--- start of Source material ---
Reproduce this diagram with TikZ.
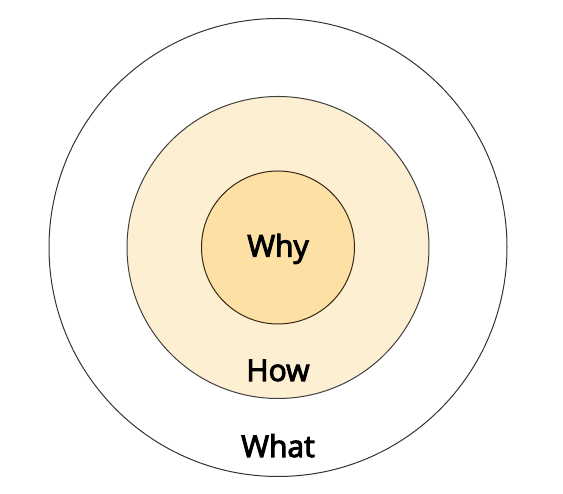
\documentclass[tikz,border=0pt]{standalone}
\usepackage{fontspec}
\newfontfamily\lblfont{Open Sans}[FakeBold=3.5]
\begin{document}
\begin{tikzpicture}[x=1pt,y=1pt,
  ring/.style={circle, draw=black!80, line width=1pt, inner sep=0pt},
  lbl/.style={anchor=base, font=\lblfont\fontsize{30}{32}\selectfont, text=black}]
\useasboundingbox (0,0) rectangle (563,494);
\definecolor{midfill}{HTML}{FCEFD2}
\definecolor{innfill}{HTML}{FCE0A4}
\node[ring, minimum size=458pt, fill=white] (what) at (278,246.5) {};
\node[ring, minimum size=302pt, fill=midfill, draw=black!75] (how) at (278,246.5) {};
\node[ring, minimum size=153pt, fill=innfill, draw=black!70!brown] (why) at (278,246.5) {};
\node[lbl] (twhy) at (278,237.3) {Why};
\node[lbl] (thow) at (278,113) {How};
\node[lbl] (twhat) at (278,37) {What};
\end{tikzpicture}
\end{document}
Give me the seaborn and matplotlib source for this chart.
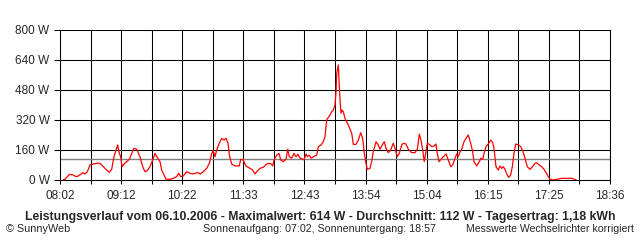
import matplotlib
matplotlib.use("Agg")
import matplotlib.pyplot as plt
import seaborn as sns
import pandas as pd
import numpy as np

# minutes since midnight
minutes = [485.5, 487.8, 492.7, 497.3, 500.4, 503.1, 508.2, 510.8, 513.5, 516.6,
           520.4, 524.3, 528.1, 531.9, 535.8, 538.8, 541.6, 544.2, 546.6, 548.5,
           550.4, 552.0, 553.5, 555.8, 558.9, 561.9, 564.7, 567.3, 570.4, 574.2,
           577.3, 580.0, 582.6, 585.7, 588.9, 591.5, 593.5, 597.3, 599.2, 601.9,
           604.2, 608.8, 612.6, 616.5, 618.8, 621.1, 624.1, 628.0, 631.9, 635.0,
           637.6, 641.4, 643.4, 647.2, 651.1, 654.1, 656.9, 658.7, 660.7, 662.6,
           665.6, 668.4, 671.0, 673.4, 675.7, 677.2, 679.9, 683.7, 688.7, 690.3,
           693.3, 696.1, 701.0, 704.1, 706.8, 708.7, 712.5, 716.4, 720.3, 722.9,
           725.6, 727.2, 728.7, 731.8, 734.5, 736.4, 739.4, 742.5, 744.5, 746.3,
           749.1, 751.7, 754.0, 756.3, 758.7, 761.8, 763.3, 765.6, 767.1, 769.4,
           771.3, 774.0, 777.9, 779.8, 782.9, 785.5, 787.5, 789.4, 793.2, 795.2,
           797.0, 799.0, 800.2, 801.0, 802.1, 802.8, 803.6, 804.8, 805.9, 807.1,
           808.6, 810.5, 814.3, 818.3, 820.1, 823.2, 825.9, 828.6, 830.9, 832.8,
           834.7, 836.2, 839.3, 841.3, 843.1, 846.3, 848.9, 850.9, 853.5, 855.8,
           857.8, 860.4, 863.2, 866.2, 868.2, 870.8, 873.1, 875.9, 877.7, 880.8,
           883.5, 887.4, 891.2, 893.9, 896.2, 898.1, 900.1, 901.9, 903.9, 905.4,
           907.7, 910.5, 913.1, 915.4, 916.9, 918.9, 921.2, 923.8, 927.0, 929.6,
           932.4, 934.7, 937.3, 939.3, 941.1, 943.1, 945.1, 947.7, 950.0, 952.7,
           955.4, 957.7, 959.2, 962.3, 965.3, 967.3, 969.3, 970.8, 973.1, 975.7,
           978.5, 980.8, 982.3, 984.6, 987.2, 989.2, 991.2, 993.0, 995.0, 996.9,
           999.2, 1001.5, 1003.4, 1005.3, 1007.3, 1010.3, 1013.1, 1015.4, 1018.0, 1020.7,
           1023.8, 1026.9, 1029.5, 1031.5, 1034.5, 1037.3, 1039.9, 1042.2, 1044.9, 1046.8,
           1050.6, 1055.3, 1060.3, 1066.1, 1071.9, 1074.5, 1076.8]

watts = [0, 4, 30, 27, 18, 21, 39, 32, 44, 80,
         85, 89, 89, 71, 53, 41, 57, 124, 160, 187,
         142, 124, 71, 85, 98, 110, 142, 169, 164, 124,
         71, 44, 50, 71, 107, 142, 124, 98, 53, 27,
         4, 4, 9, 18, 36, 18, 21, 44, 36, 32,
         36, 39, 32, 44, 62, 89, 142, 156, 124, 160,
         196, 222, 213, 222, 196, 133, 85, 75, 75, 110,
         107, 75, 62, 53, 32, 44, 62, 68, 85, 89,
         85, 75, 107, 133, 142, 107, 98, 110, 164, 124,
         116, 142, 124, 137, 116, 112, 107, 139, 124, 133,
         116, 124, 133, 178, 187, 204, 231, 320, 347, 364,
         373, 400, 471, 569, 596, 614, 533, 427, 356, 373,
         364, 329, 293, 249, 190, 190, 213, 252, 222, 142,
         89, 57, 62, 98, 151, 204, 187, 164, 187, 204,
         169, 146, 160, 196, 169, 124, 142, 187, 196, 192,
         164, 146, 146, 164, 245, 213, 160, 98, 151, 196,
         190, 178, 181, 192, 142, 98, 110, 124, 139, 107,
         71, 80, 116, 139, 124, 151, 164, 204, 222, 240,
         196, 151, 98, 75, 98, 116, 110, 142, 178, 192,
         213, 199, 169, 71, 53, 75, 62, 71, 57, 32,
         14, 27, 71, 142, 192, 187, 178, 156, 116, 71,
         57, 71, 89, 92, 80, 71, 57, 39, 18, 4,
         0, 4, 9, 9, 9, 5, 0]

tick_labels = ["08:02", "09:12", "10:22", "11:33", "12:43", "13:54",
               "15:04", "16:15", "17:25", "18:36"]
y_ticks = [0, 160, 320, 480, 640, 800]
y_tick_labels = ["0 W", "160 W", "320 W", "480 W", "640 W", "800 W"]
average_w = 112
start_min = 482
end_min = 1116

title = ("Leistungsverlauf vom 06.10.2006 - Maximalwert: 614 W - "
         "Durchschnitt: 112 W - Tagesertrag: 1,18 kWh")
footer_left = "© SunnyWeb"
footer_mid = "Sonnenaufgang: 07:02, Sonnenuntergang: 18:57"
footer_right = "Messwerte Wechselrichter korrigiert"

sns.set_style("white")
plt.rcParams['font.family'] = ['Liberation Sans', 'DejaVu Sans']

df = pd.DataFrame({"t": minutes, "w": watts})

fig = plt.figure(figsize=(6.4, 2.4), dpi=100)
fig.patch.set_facecolor("white")
ax = fig.add_axes([60 / 640, 60 / 240, 550 / 640, 150 / 240])
ax.set_facecolor("white")

major = np.linspace(start_min, end_min, len(tick_labels))
minor = (major[:-1] + major[1:]) / 2

ax.set_xlim(start_min, end_min)
ax.set_ylim(0, 800)
ax.set_xticks(major)
ax.set_xticklabels(tick_labels)
ax.set_xticks(minor, minor=True)
ax.set_yticks(y_ticks)
ax.set_yticklabels(y_tick_labels)

lw = 0.75
ax.grid(True, which="both", axis="x", color="black", linewidth=lw)
ax.grid(True, which="major", axis="y", color="black", linewidth=lw)
ax.set_axisbelow(True)
for s in ax.spines.values():
    s.set_color("black")
    s.set_linewidth(lw)

ax.tick_params(axis="x", which="both", length=3, width=lw, color="black",
               direction="out", pad=4, labelsize=8.5, bottom=True)
ax.tick_params(axis="y", which="major", length=4.5, width=lw, color="black",
               direction="out", pad=3, labelsize=8.5, left=True)

ax.axhline(average_w, color="#808080", linewidth=1.0, zorder=2)
sns.lineplot(data=df, x="t", y="w", ax=ax, color="#ff0000", linewidth=0.9,
             zorder=3, estimator=None, sort=False)
ax.set_xlabel("")
ax.set_ylabel("")

fig.text(0.5, 23 / 240, title, ha="center", va="center", fontsize=8.8,
         fontweight="bold")
fig.text(6 / 640, 11 / 240, footer_left, ha="left", va="center", fontsize=7.8)
fig.text(203 / 640, 11 / 240, footer_mid, ha="left", va="center", fontsize=7.7)
fig.text(634 / 640, 11 / 240, footer_right, ha="right", va="center", fontsize=7.6)

fig.savefig("out.png", dpi=100)
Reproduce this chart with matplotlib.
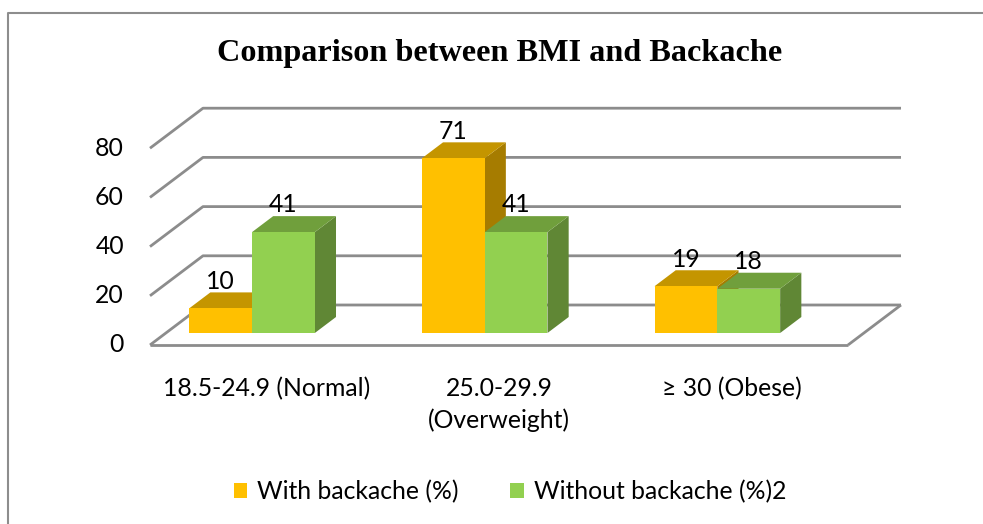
import matplotlib
matplotlib.use("Agg")
import matplotlib.pyplot as plt
from matplotlib.patches import Polygon, Patch
from matplotlib.lines import Line2D
import numpy as np

# ---- data -------------------------------------------------------------
categories = ["18.5-24.9 (Normal)", "25.0-29.9\n(Overweight)", "\u2265 30 (Obese)"]
series_names = ["With backache (%)", "Without backache (%)2"]
with_backache = [10, 71, 19]
without_backache = [41, 41, 18]
y_ticks = [0, 20, 40, 60, 80]
title = "Comparison between BMI and Backache"

# ---- style ------------------------------------------------------------
SANS = ["Lato", "DejaVu Sans"]
SERIF = ["Liberation Serif", "DejaVu Serif"]
front_colors = ["#FFC000", "#92D050"]
top_colors = ["#C49500", "#709F3C"]
side_colors = ["#A67C00", "#608735"]
grid_color = "#8C8C8C"
text_size = 17.8

W, H, DPI = 983, 524, 100
PX_CAT = 232.67          # pixels per category step
PX_VAL = 2.46            # pixels per value unit
ORIGIN = (266.33, 345)   # pixel position of (category 0, value 0) on the front plane

# oblique depth of the whole plot box (data units)
DEPTH_X = 53 / PX_CAT
DEPTH_Y = 40 / PX_VAL
# bars occupy this slice of the depth
D_FRONT, D_BACK = 0.3, 0.7
BAR_W = 0.27
GROUP_SHIFT = -0.13

fig = plt.figure(figsize=(W / DPI, H / DPI), dpi=DPI)
ax = fig.add_axes([0, 0, 1, 1])
ax.set_xlim(-ORIGIN[0] / PX_CAT, (W - ORIGIN[0]) / PX_CAT)
ax.set_ylim(-(H - ORIGIN[1]) / PX_VAL, ORIGIN[1] / PX_VAL)
ax.axis("off")

x = np.arange(len(categories))
x_lo, x_hi = -0.5, len(categories) - 0.5
grid_kw = dict(color=grid_color, lw=2.0, solid_capstyle="butt", zorder=1)

# floor outline and wall gridlines
ax.plot([x_lo, x_hi], [0, 0], **grid_kw)
ax.plot([x_hi, x_hi + DEPTH_X], [0, DEPTH_Y], **grid_kw)
for v in y_ticks:
    ax.plot([x_lo, x_lo + DEPTH_X, x_hi + DEPTH_X], [v, v + DEPTH_Y, v + DEPTH_Y], **grid_kw)
    ax.text(x_lo - 26 / PX_CAT, v, f"{v}", ha="right", va="center",
            fontsize=text_size, family=SANS, color="black")

# category labels under the floor
for xi, lab in zip(x, categories):
    ax.text(xi, -32 / PX_VAL, lab, ha="center", va="top", fontsize=text_size,
            family=SANS, linespacing=1.45, color="black")

# 3-D looking bars
dd = D_BACK - D_FRONT
series = [with_backache, without_backache]
offsets = [GROUP_SHIFT - BAR_W, GROUP_SHIFT]
for s, (vals, off) in enumerate(zip(series, offsets)):
    lefts = x + off + D_FRONT * DEPTH_X
    bottom = D_FRONT * DEPTH_Y
    bars = ax.bar(lefts, vals, width=BAR_W, bottom=bottom, align="edge",
                  color=front_colors[s], linewidth=0, zorder=4 + 2 * s)
    for rect, v in zip(bars, vals):
        L = rect.get_x()
        R = L + rect.get_width()
        top = bottom + v
        ddx, ddy = dd * DEPTH_X, dd * DEPTH_Y
        ax.add_patch(Polygon([(R, bottom), (R, top), (R + ddx, top + ddy), (R + ddx, bottom + ddy)],
                             closed=True, facecolor=side_colors[s], linewidth=0, zorder=3 + 2 * s))
        ax.add_patch(Polygon([(L, top), (R, top), (R + ddx, top + ddy), (L + ddx, top + ddy)],
                             closed=True, facecolor=top_colors[s], linewidth=0, zorder=3 + 2 * s))
        ax.text((L + R) / 2, top + ddy + 1.5, f"{v}", ha="center", va="baseline",
                fontsize=text_size, family=SANS, color="black", zorder=10)

# title
fig.text(499.5 / W, 1 - 61 / H, title, ha="center", va="baseline",
         fontsize=23.2, fontweight="bold", family=SERIF, color="black")

# legend
handles = [Patch(facecolor=c, edgecolor="none") for c in front_colors]
fig.legend(handles, series_names, loc="center", bbox_to_anchor=(510 / W, 1 - 492 / H),
           ncol=2, frameon=False, prop={"family": SANS, "size": text_size},
           handlelength=0.55, handleheight=0.55, handletextpad=0.4, columnspacing=2.1)

# outer chart border (open to the right and bottom)
fig.add_artist(Line2D([7.5 / W, 7.5 / W, 1.0], [0.0, 1 - 12.5 / H, 1 - 12.5 / H],
                      transform=fig.transFigure, color="#8D8D8D", lw=1.5))

fig.savefig("out.png", dpi=DPI)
--- end of Source material ---
Work to be completed: Omit all pictures, then copy the lines between the ones holding "Reproduce this chart with matplotlib." and "ORIGIN = (266.33, 345)", inclusive.

Output:
Reproduce this chart with matplotlib.
import matplotlib
matplotlib.use("Agg")
import matplotlib.pyplot as plt
from matplotlib.patches import Polygon, Patch
from matplotlib.lines import Line2D
import numpy as np

# ---- data -------------------------------------------------------------
categories = ["18.5-24.9 (Normal)", "25.0-29.9\n(Overweight)", "\u2265 30 (Obese)"]
series_names = ["With backache (%)", "Without backache (%)2"]
with_backache = [10, 71, 19]
without_backache = [41, 41, 18]
y_ticks = [0, 20, 40, 60, 80]
title = "Comparison between BMI and Backache"

# ---- style ------------------------------------------------------------
SANS = ["Lato", "DejaVu Sans"]
SERIF = ["Liberation Serif", "DejaVu Serif"]
front_colors = ["#FFC000", "#92D050"]
top_colors = ["#C49500", "#709F3C"]
side_colors = ["#A67C00", "#608735"]
grid_color = "#8C8C8C"
text_size = 17.8

W, H, DPI = 983, 524, 100
PX_CAT = 232.67          # pixels per category step
PX_VAL = 2.46            # pixels per value unit
ORIGIN = (266.33, 345)   # pixel position of (category 0, value 0) on the front plane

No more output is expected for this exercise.